EXILE a memoir by Taslima Nasrin

EXILE a memoir by Taslima Nasrin
EXILE a memoir by Taslima Nasrin
  • Language: English / Translated
  • Binding: Hardback
  • Publisher: Penguin Random House India
  • Genre: Biographies & Autobiographies
  • ISBN: 9780670088744, 0670088749
  • Edition: 1, 2016
  • Pages: 336

I know Taslima Nasreen from what I have read in the newspapers and especially the incident at Hyderabad where she was attacked and had to be rescued. And ofcourse from the twitter world where she keeps talking as an independent voice unfettered by trolls whichever religion they may belong to.

I now know the reason why she is fiercely independent or rather she has her reasons and she perhaps lives to exemplify those statements that she makes unlike the so called liberals who she has called out in this book who take refuge of the situations and then give enough excuses on why they cant take a stand or show having a spine.

Reading the preface in the book gives us enough of how this book has come to life.

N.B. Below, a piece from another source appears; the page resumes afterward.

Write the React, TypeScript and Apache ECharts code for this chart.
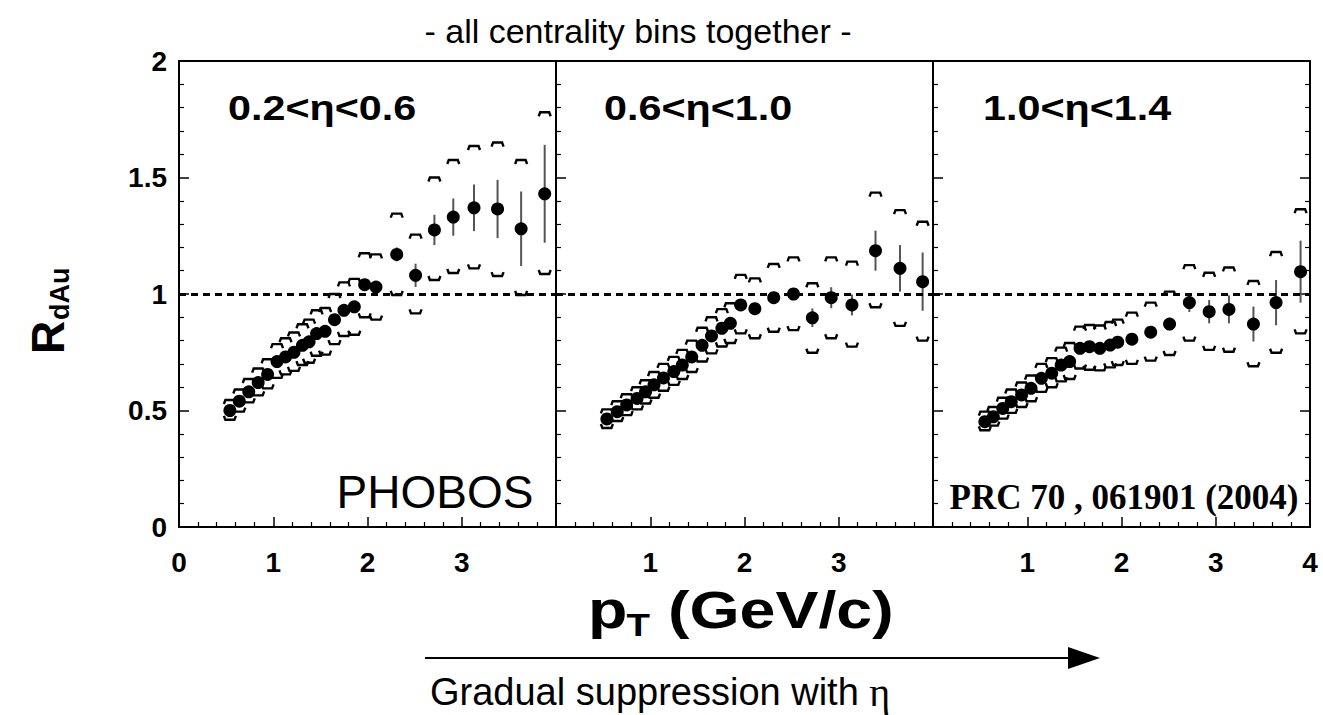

It perhaps is the way with all her other books too. Thanks to the translator, I am sure this must have been a challenge in a way as much for the author.

The title should have been hard one for Taslima since you cant be in exile in your country and worse in the place that you wanted to be back ‘home’ and how that can be shattered by politics and fundamentalism.

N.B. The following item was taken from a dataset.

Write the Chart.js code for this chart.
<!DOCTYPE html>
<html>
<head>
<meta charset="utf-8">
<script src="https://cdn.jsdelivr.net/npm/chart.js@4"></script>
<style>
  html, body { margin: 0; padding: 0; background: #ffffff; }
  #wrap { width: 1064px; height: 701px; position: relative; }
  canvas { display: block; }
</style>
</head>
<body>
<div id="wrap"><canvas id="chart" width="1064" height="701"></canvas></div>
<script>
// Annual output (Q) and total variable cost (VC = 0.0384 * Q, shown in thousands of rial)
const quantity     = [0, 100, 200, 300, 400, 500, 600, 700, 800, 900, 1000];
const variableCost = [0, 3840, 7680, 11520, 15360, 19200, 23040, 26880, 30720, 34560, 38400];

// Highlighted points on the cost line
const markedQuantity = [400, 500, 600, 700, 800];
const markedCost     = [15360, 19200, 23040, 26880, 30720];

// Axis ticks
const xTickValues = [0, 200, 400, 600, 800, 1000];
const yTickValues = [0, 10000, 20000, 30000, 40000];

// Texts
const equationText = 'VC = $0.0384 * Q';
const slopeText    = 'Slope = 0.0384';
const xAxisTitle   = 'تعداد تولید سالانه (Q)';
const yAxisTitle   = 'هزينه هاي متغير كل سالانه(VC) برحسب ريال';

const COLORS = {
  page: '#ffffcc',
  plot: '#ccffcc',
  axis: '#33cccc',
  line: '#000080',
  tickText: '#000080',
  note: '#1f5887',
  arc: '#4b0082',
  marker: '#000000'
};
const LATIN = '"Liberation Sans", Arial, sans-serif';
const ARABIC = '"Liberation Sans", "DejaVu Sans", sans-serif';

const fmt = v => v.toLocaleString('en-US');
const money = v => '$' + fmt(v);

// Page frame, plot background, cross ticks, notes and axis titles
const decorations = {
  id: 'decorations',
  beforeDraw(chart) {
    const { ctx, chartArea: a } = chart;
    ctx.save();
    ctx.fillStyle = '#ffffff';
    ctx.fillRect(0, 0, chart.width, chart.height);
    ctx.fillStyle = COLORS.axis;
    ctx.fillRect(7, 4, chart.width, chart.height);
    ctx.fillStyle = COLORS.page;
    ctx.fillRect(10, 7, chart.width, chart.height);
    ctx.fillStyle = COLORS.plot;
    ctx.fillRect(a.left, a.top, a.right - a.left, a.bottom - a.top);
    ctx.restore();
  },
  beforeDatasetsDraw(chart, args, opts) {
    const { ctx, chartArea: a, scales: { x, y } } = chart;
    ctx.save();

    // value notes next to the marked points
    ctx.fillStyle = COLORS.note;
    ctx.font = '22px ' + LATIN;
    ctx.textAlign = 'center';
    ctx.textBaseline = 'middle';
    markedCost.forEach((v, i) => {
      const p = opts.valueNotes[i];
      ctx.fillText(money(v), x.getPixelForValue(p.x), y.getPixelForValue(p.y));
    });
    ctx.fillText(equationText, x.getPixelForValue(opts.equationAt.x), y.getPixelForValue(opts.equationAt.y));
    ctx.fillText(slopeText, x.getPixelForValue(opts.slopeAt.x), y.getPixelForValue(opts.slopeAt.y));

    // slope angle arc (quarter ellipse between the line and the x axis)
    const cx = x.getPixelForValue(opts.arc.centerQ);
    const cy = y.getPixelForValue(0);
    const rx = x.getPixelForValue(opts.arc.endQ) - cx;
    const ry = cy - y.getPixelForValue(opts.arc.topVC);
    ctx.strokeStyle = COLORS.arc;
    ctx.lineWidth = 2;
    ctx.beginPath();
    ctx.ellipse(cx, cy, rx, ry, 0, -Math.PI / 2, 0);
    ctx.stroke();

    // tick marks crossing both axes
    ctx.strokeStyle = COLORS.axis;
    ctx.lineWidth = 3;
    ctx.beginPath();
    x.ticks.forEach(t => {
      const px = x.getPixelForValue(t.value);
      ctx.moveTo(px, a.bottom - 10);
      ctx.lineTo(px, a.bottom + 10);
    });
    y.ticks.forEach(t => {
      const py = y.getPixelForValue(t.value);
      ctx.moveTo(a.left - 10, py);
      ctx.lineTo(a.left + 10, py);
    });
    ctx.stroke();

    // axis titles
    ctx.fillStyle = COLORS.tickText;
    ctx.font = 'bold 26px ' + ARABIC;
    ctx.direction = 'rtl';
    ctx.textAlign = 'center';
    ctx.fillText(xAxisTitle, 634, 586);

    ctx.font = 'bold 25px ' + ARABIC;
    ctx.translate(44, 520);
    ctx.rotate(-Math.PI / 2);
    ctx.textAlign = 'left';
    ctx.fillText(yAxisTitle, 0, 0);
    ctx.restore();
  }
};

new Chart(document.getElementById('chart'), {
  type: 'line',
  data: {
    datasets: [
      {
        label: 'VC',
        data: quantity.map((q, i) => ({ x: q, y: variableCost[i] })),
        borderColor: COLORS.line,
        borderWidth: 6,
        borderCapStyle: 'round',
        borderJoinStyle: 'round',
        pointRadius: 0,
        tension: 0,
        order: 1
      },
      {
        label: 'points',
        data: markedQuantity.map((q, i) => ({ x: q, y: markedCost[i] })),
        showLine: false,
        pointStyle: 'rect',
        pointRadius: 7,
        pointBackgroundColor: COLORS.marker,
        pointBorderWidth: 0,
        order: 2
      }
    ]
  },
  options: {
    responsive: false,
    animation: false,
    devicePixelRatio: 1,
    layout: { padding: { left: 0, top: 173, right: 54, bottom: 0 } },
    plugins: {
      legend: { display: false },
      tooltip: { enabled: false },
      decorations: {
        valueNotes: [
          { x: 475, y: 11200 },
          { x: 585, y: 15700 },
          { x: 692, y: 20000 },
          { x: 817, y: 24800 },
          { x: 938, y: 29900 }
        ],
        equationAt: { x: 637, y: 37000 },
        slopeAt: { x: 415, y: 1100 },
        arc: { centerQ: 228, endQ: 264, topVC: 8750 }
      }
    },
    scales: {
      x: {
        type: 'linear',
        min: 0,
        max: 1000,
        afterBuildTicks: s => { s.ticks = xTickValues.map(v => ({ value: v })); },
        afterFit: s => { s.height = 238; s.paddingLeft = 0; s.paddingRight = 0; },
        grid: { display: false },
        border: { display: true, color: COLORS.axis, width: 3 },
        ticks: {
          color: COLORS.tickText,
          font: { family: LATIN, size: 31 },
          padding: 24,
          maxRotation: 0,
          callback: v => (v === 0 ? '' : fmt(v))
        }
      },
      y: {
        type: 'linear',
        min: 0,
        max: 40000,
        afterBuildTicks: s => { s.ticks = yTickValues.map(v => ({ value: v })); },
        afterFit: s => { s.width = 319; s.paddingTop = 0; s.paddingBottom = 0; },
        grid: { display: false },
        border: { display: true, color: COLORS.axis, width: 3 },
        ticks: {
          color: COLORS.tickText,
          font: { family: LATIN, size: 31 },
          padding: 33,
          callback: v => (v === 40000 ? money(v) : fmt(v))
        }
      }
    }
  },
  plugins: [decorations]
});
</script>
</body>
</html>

The book spares no one in this narration of events that lead to her exile and how she was lost in time if I can put it that way. If there is a place called nowhere probably thats where the people wanted her to go.

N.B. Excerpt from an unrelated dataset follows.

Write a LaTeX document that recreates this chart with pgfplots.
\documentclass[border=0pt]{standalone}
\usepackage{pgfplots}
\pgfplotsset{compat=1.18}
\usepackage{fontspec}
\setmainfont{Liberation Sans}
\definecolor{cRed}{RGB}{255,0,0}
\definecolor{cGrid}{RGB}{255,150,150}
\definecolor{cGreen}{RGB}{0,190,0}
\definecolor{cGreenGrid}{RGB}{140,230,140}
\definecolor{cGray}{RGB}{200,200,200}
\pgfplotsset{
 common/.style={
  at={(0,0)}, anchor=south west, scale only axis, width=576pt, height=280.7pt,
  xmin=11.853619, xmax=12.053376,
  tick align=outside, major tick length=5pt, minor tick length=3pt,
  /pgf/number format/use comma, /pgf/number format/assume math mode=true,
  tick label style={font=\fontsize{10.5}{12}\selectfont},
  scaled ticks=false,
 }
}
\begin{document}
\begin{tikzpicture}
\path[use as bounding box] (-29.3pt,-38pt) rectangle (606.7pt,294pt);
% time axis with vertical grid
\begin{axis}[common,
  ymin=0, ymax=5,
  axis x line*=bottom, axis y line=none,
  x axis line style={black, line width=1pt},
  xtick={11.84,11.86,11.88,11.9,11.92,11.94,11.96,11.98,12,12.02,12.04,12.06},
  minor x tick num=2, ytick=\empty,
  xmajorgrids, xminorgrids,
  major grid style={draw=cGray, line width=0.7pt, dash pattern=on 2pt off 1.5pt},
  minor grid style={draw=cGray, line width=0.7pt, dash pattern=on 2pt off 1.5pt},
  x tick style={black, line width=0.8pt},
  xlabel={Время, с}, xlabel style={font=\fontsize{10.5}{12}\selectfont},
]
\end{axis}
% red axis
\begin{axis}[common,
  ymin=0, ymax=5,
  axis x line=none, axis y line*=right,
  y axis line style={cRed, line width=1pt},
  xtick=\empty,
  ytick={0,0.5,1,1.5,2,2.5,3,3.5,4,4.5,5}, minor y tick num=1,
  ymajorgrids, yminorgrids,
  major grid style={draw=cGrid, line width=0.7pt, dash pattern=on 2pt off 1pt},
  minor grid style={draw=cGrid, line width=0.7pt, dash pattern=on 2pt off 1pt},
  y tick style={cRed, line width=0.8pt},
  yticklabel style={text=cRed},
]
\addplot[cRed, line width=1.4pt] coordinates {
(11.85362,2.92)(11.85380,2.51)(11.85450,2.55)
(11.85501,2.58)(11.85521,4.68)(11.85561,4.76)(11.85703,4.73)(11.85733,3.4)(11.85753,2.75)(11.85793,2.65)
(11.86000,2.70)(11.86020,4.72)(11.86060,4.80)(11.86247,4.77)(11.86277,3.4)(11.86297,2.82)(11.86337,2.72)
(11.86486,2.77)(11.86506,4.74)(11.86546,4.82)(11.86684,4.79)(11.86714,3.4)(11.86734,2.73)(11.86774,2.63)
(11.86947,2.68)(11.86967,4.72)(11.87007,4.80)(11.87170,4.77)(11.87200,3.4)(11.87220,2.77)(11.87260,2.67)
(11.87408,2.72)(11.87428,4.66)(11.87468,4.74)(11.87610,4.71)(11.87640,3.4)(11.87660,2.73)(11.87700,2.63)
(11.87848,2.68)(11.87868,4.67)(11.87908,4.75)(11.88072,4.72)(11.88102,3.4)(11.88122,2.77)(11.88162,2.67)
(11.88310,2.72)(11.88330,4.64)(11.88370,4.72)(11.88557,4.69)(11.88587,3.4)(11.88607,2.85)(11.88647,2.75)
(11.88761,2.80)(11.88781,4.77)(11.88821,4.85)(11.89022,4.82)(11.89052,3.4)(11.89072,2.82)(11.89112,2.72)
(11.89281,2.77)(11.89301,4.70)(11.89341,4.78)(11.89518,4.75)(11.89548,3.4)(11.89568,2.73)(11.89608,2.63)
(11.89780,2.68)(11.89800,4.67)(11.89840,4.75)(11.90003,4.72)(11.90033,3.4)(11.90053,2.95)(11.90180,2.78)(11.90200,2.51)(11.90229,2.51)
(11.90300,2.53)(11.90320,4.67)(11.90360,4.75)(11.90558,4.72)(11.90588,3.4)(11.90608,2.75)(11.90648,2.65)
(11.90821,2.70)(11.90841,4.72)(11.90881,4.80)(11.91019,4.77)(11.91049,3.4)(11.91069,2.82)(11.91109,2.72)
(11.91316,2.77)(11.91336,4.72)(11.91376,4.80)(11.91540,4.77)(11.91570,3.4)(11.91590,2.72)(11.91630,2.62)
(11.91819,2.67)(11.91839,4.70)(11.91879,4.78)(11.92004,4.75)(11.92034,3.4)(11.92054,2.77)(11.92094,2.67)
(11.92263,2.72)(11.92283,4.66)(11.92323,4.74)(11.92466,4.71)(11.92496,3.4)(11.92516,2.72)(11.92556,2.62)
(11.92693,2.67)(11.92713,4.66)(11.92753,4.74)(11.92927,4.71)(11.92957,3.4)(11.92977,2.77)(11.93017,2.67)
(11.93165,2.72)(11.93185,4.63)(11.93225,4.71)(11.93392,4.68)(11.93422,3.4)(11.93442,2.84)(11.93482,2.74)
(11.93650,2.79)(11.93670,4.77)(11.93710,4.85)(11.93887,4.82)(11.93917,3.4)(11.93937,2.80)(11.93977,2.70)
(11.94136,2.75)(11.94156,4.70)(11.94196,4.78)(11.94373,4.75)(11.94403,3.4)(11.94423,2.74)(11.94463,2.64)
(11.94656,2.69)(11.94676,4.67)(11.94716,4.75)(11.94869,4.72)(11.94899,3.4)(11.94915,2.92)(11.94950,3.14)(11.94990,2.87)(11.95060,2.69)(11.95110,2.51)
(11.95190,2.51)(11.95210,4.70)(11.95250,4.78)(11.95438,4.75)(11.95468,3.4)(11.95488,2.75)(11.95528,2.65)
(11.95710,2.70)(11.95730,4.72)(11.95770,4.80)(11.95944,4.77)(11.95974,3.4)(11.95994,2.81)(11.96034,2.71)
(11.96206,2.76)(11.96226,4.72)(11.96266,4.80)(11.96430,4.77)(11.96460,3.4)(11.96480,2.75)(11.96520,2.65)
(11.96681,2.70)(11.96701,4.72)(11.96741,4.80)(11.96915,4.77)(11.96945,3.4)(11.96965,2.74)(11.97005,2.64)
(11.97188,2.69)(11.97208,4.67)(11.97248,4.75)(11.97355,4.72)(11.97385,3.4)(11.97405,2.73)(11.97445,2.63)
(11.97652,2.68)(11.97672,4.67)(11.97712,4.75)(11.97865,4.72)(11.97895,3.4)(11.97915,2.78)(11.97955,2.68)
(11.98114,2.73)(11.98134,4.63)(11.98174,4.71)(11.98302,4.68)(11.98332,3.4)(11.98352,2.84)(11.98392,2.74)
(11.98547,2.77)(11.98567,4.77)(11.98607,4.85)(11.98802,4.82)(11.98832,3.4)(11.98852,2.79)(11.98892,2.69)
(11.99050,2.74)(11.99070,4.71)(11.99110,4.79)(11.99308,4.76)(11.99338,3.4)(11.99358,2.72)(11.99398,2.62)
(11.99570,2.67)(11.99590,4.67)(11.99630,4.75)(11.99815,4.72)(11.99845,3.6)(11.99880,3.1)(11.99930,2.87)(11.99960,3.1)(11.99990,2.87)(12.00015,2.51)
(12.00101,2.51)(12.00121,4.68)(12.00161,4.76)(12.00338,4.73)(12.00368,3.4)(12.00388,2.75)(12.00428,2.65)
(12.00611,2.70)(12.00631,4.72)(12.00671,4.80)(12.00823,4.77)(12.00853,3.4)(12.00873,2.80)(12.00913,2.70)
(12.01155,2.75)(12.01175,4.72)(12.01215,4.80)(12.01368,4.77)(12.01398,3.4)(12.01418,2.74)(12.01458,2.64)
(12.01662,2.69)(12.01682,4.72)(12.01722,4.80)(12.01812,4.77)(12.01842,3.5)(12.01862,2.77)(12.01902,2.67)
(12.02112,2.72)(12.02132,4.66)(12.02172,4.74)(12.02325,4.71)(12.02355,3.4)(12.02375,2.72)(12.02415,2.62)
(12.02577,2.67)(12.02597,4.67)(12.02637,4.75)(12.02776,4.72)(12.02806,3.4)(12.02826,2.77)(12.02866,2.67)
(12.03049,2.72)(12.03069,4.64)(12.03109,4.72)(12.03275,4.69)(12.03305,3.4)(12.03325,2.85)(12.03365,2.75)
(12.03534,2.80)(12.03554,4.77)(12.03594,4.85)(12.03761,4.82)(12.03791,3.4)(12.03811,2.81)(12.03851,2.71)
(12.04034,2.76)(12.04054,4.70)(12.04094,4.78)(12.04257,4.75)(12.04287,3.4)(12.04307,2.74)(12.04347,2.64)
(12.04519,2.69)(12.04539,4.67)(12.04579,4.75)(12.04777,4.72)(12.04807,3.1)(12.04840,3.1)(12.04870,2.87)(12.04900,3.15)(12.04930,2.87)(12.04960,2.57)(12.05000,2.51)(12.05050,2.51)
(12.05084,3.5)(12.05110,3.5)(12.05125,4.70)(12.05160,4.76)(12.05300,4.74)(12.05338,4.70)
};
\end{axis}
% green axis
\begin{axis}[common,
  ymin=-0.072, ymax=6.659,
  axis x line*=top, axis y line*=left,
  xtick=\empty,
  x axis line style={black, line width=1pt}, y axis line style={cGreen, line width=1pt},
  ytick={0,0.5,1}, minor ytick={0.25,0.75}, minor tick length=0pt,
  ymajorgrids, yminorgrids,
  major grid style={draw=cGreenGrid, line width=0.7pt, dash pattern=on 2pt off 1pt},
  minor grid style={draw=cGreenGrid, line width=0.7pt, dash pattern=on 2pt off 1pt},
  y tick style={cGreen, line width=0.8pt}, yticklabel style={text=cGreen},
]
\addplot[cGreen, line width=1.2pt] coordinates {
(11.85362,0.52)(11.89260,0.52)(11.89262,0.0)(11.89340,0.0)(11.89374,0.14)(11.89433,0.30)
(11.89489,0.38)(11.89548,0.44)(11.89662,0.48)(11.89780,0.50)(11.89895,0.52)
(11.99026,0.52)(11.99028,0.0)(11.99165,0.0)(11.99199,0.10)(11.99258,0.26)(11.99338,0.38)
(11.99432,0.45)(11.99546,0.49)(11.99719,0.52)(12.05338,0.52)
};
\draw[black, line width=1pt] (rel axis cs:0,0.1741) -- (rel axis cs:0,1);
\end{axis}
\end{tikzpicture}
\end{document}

I am for the first time taking a political stand on a book and a review probably I am at odds with what the left liberals have done to the fabric of the country and no one needs to read anything else than this book to show their hypocrisy. A stark reality of how even the media is hand in glove with liberals when they cant take criticism or feel like offended is glaringly revealed with the way they held themselves outsing Taslima from Calcutta the now Kolkatta.

Fundamentalism doesnt have a religion its got only a reason to be what it is.

The book is got different styles and it takes time to get into the groove, simply because the events described there are so much of disturbance and those we didn’t know first hand. Some places the narrative changes to poetry and then to instances given as it is in a dialogue format a part of diary which the author had.

I would recommend this book for its retelling of our times from a perspective of a free woman and will help understand the psyche of the world when it comes to fighting truth and the uglyness it creates in the society on its own.

My admiration for translated version have gone up considerably after reading this book and kudos to the translator for having done a fabulous job here.